Jurassic World Review


Back in 1993, Jurassic Park captured the imaginations of both kids and adults alike. It was the turning point of cinematic history as it left audiences amazed at the realism of CGI. However, Jurassic Park’s sequels didn’t quite capture the imagination of fans as Jurassic Park did. Fourteen years after Jurassic Park III, Universal is trying its hand again at reviving interest in the Jurassic franchise with Jurassic World. Does Jurassic World live up to the original or does it continue the trend of bad Jurassic Park films?

On the surface, Jurassic World may seem like a disaster waiting to happen. Yet, somehow, the end result of Jurassic World is that it’s a smart, sci-fi thriller that explores what happens when John Hammond’s dream of a dinosaur park comes true.

Jurassic World takes place during a time when Isla Nublar finally has a fully functional dinosaur theme park originally envisioned by John Hammond. As visitor rates begin to decline, a new hybrid dinosaur is created in order to stimulate public interest in the park again. As history tends to repeat itself, it ends up backfiring horribly.


Jurassic World’s script is well realized by sophomore feature film director Colin Trevorrow (Safety Not Guaranteed). Instead of a film filled with exposition, they smartly let the audience figure things out as the film progresses. The film also cleverly address the dangerous theory of a theme park filled with giant dinosaurs. The creation of the hybrid dinosaur that terrorizes the park could very well happen if Jurassic World actually exists. Although Jurassic World looks like a rehash of Jurassic Park on the surface, it’s a more realistic film than Park in the way that the business of theme parks of represented. It’s this sort of realism that is able to captivate audiences and place them within the vivid world that Trevorrow created.

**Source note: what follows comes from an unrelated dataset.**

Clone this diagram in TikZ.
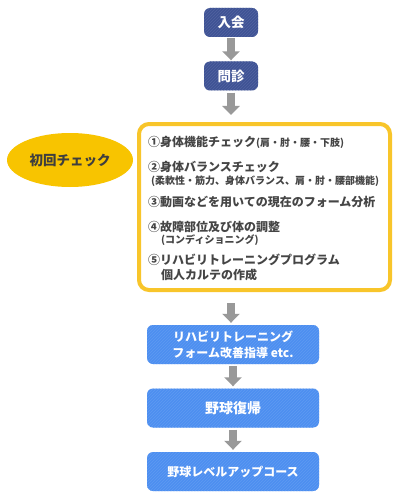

Despite all that, the film is filled with one-dimensional, clichéd characters. Seemingly every cliché corporate characters are represented in the film. There are also so many characters in the film that it’s hard to become emotionally involved with the focal characters. In addition, many of the characters aren’t written evenly. A couple of characters in the film makes smart decisions while some just have you shaking their head at their stupidity. While Trevorrow and Connolly made their names known for their insightful characters in Safety Not Guaranteed, they’re seemingly non-existent here.


Bryce Dallas Howard’s character, Claire, isn’t given much to do as the stereotypical controlling corporate stiff. Primarily, she’s used as a foil to Chris Pratt’s character, but Howard is engaging enough to grow on you as she does with the rest of the characters.

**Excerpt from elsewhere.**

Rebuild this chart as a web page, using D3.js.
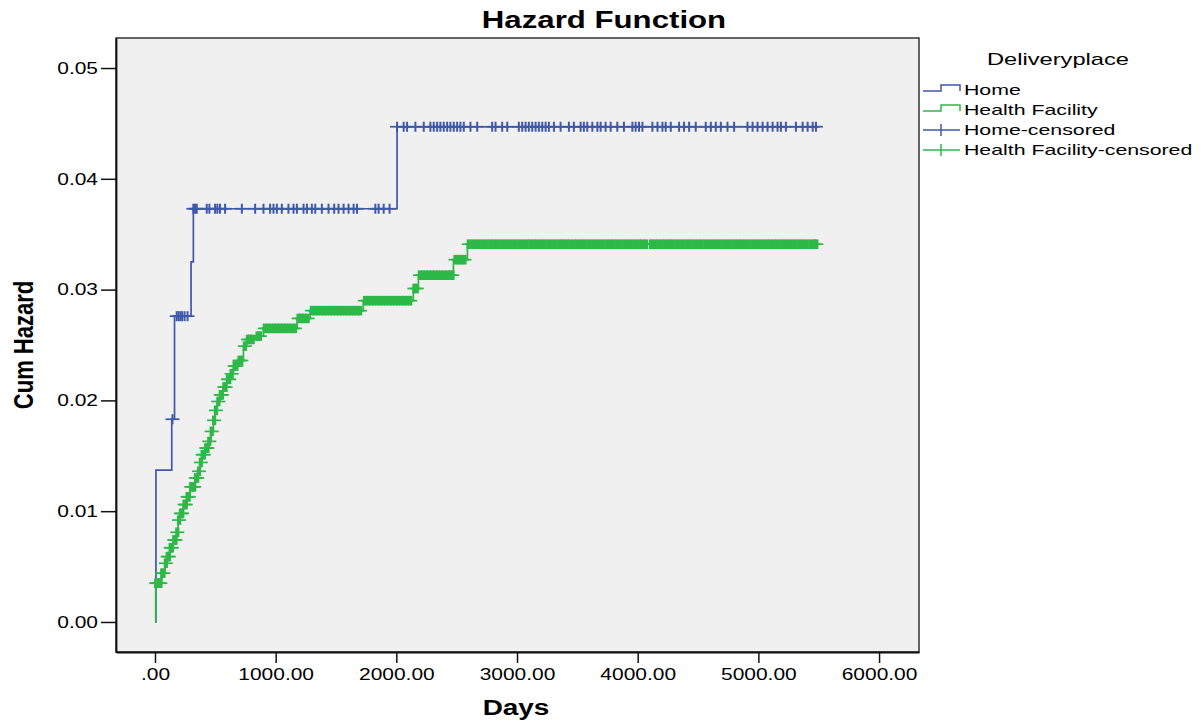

Chris Pratt is once again a very likeable presence as the laidback Raptor authority, Owen. His performance fits the film well, though he seems less charismatic than his breakout roles in The Lego Movie and Guardians of the Galaxy. This is primarily due to the amount of one-liners that were written for Pratt, both serious and funny. It’s very reminiscent of Bob Peck’s Muldoon character from the first film.

Nick Robinson and Ty Simpkins are also good as Zach and Gray, respectively. Both actors have wonderful chemistry together and portray their sibling relationship well on screen.

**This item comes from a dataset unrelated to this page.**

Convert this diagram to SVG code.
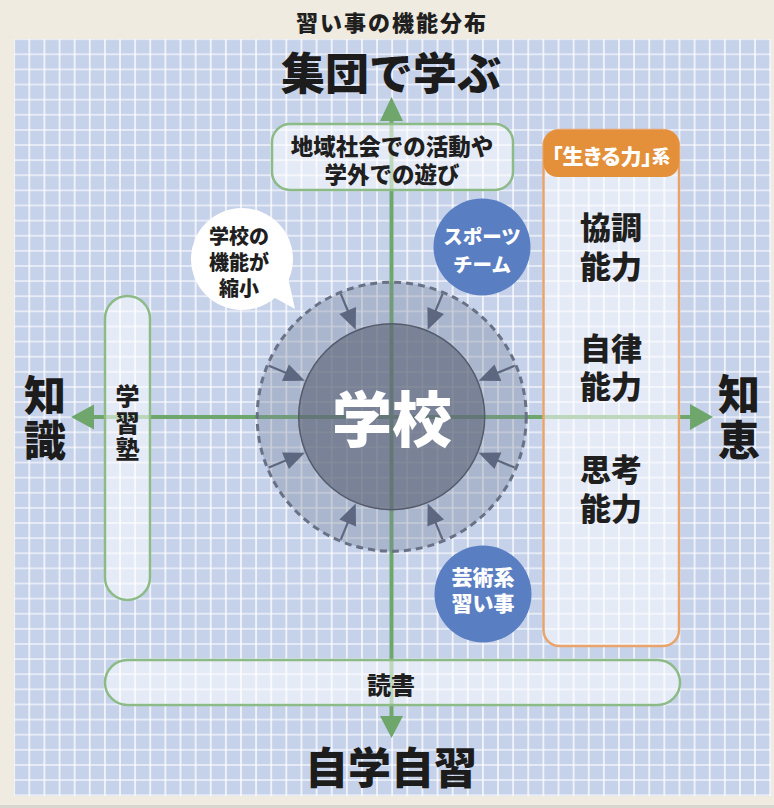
<svg xmlns="http://www.w3.org/2000/svg" width="774" height="808" viewBox="0 0 774 808">
<defs>
<pattern id="grid" x="21.74" y="46.74" width="15.12" height="15.12" patternUnits="userSpaceOnUse">
<rect width="15.12" height="15.12" fill="#c6d2ea"/>
<path d="M7.56 0V15.12" stroke="#ffffff" stroke-width="1.5" opacity="0.9"/>
<path d="M0 7.56H15.12" stroke="#ffffff" stroke-width="1.5" opacity="0.7"/>
</pattern>
<g id="inarrow">
<line x1="0" y1="-133" x2="0" y2="-112" stroke="#5d6880" stroke-width="2.2"/>
<polygon points="-9,-115 9,-115 0,-94" fill="#5d6880"/>
</g>
</defs>
<style>
.lbl{font-family:"Noto Sans CJK JP","Noto Sans CJK SC",sans-serif;font-weight:900;fill:#1f1f1f;text-anchor:middle;dominant-baseline:central}
.big{font-family:"Noto Sans CJK JP","Noto Sans CJK SC",sans-serif;font-weight:900;fill:#1c1c1c;text-anchor:middle;dominant-baseline:central}
.vert{writing-mode:vertical-rl;text-orientation:upright}
.wht{fill:#ffffff}
.gbox{fill:#ffffff;fill-opacity:0.55;stroke:#8dbb88;stroke-width:2.5}
.axis{stroke:#6ea66b;stroke-width:4;fill:none}
.ahead{fill:#6ea66b}
.blue{fill:#5a7ec2}
</style>
<rect width="774" height="808" fill="#efebe1"/>
<rect x="0" y="805" width="774" height="3" fill="#d9d6cf"/>
<rect x="14.2" y="39.2" width="756.8" height="756.8" fill="url(#grid)"/>

<text class="lbl" x="391" y="21" font-size="22" textLength="190">習い事の機能分布</text>

<g id="axes">
<line class="axis" x1="391.5" y1="119" x2="391.5" y2="718"/>
<line class="axis" x1="92" y1="417" x2="692" y2="417"/>
<polygon class="ahead" points="391.5,97 380,121 403,121"/>
<polygon class="ahead" points="391.5,738 380,716 403,716"/>
<polygon class="ahead" points="71,417 94,404.5 94,429.5"/>
<polygon class="ahead" points="713,417 690,404 690,430"/>
</g>

<g id="label-top"><text class="big" x="391" y="71" font-size="44">集団で学ぶ</text></g>
<g id="label-bottom"><text class="big" x="391" y="765" font-size="43">自学自習</text></g>
<g id="label-left"><text class="big vert" x="45" y="419" font-size="42" letter-spacing="3">知識</text></g>
<g id="label-right"><text class="big vert" x="739" y="419" font-size="42" letter-spacing="4">知恵</text></g>

<g id="school">
<circle cx="391.7" cy="416.7" r="134.5" fill="#7a849c" fill-opacity="0.36" stroke="#687185" stroke-width="3" stroke-dasharray="7 5"/>
<circle cx="391.7" cy="416.7" r="93" fill="#5a6275" fill-opacity="0.62" stroke="#545b6c" stroke-width="1.5"/>
<g transform="translate(391.7 416.7)">
<use href="#inarrow" transform="rotate(-22.5)"/>
<use href="#inarrow" transform="rotate(22.5)"/>
<use href="#inarrow" transform="rotate(67.5)"/>
<use href="#inarrow" transform="rotate(112.5)"/>
<use href="#inarrow" transform="rotate(157.5)"/>
<use href="#inarrow" transform="rotate(202.5)"/>
<use href="#inarrow" transform="rotate(247.5)"/>
<use href="#inarrow" transform="rotate(292.5)"/>
</g>
<text class="big wht" x="392" y="415" font-size="60">学校</text>
</g>

<g id="community">
<rect class="gbox" x="272" y="124" width="241" height="66" rx="18"/>
<text class="lbl" x="392" y="145" font-size="22.5">地域社会での活動や</text>
<text class="lbl" x="392" y="173" font-size="22.5">学外での遊び</text>
</g>

<g id="juku">
<rect class="gbox" x="105" y="296" width="45" height="304" rx="22.5"/>
<text class="lbl vert" x="127.5" y="424" font-size="24" letter-spacing="2.5">学習塾</text>
</g>

<g id="reading">
<rect class="gbox" x="105" y="660" width="575" height="45" rx="22.5"/>
<text class="lbl" x="391" y="683" font-size="24">読書</text>
</g>

<g id="ikiru">
<rect x="543.5" y="130" width="135.5" height="516" rx="16" fill="#ffffff" fill-opacity="0.55" stroke="#e9a46b" stroke-width="2.5"/>
<rect x="543.5" y="130" width="135.5" height="47" rx="14" fill="#e4903a"/>
<text class="lbl wht" x="611" y="155" font-size="21" style="font-feature-settings:'palt'">「生きる力」<tspan font-size="18">系</tspan></text>
<text class="lbl" x="611" y="225" font-size="31">協調</text>
<text class="lbl" x="611" y="264" font-size="31">能力</text>
<text class="lbl" x="611" y="346" font-size="31">自律</text>
<text class="lbl" x="611" y="384" font-size="31">能力</text>
<text class="lbl" x="611" y="467" font-size="31">思考</text>
<text class="lbl" x="611" y="506" font-size="31">能力</text>
</g>

<g id="sports">
<circle class="blue" cx="482" cy="247" r="48.5"/>
<text class="lbl wht" x="482" y="235" font-size="19.5">スポーツ</text>
<text class="lbl wht" x="482" y="263" font-size="19.5">チーム</text>
</g>

<g id="arts">
<circle class="blue" cx="483" cy="594" r="48.5"/>
<text class="lbl wht" x="483" y="576" font-size="21">芸術系</text>
<text class="lbl wht" x="483" y="602" font-size="21">習い事</text>
</g>

<g id="bubble">
<circle cx="242" cy="259" r="51" fill="#ffffff"/>
<path d="M266 293 L295 309 L286 268 Z" fill="#ffffff"/>
<text class="lbl" x="239" y="235" font-size="20">学校の</text>
<text class="lbl" x="239" y="261" font-size="20">機能が</text>
<text class="lbl" x="239" y="287" font-size="20">縮小</text>
</g>
</svg>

As much as I admire Vincent D’onofrio, his character is completely unnecessary. While Hoskins is used as a plot device, the path to which he becomes a focal character doesn’t quite pan out. It looks as if he’s the type of character that was shoehorned in to give the film a human antagonist.

The real stars of the film though are the dinosaurs themselves. Not surprisingly, much of the fun factor comes from seeing all the dinosaurs on-screen. These CGI creatures are able to make you cry, cheer and laugh more than their human counterparts. It’s surreal how far we’ve come where CGI dinosaurs have more of an emotional impact than the human characters do. When the Indominus Rex goes on his rampage, you fear more for the dinosaurs than you do the humans.

Overall, Jurassic World is surprisingly well done despite its glaring characters issues. While it doesn’t recapture the charm of Jurassic Park, it’s able to pay tribute to the film and add a fun and smart chapter to the Jurassic storyline. Get ready to feel like a kid again.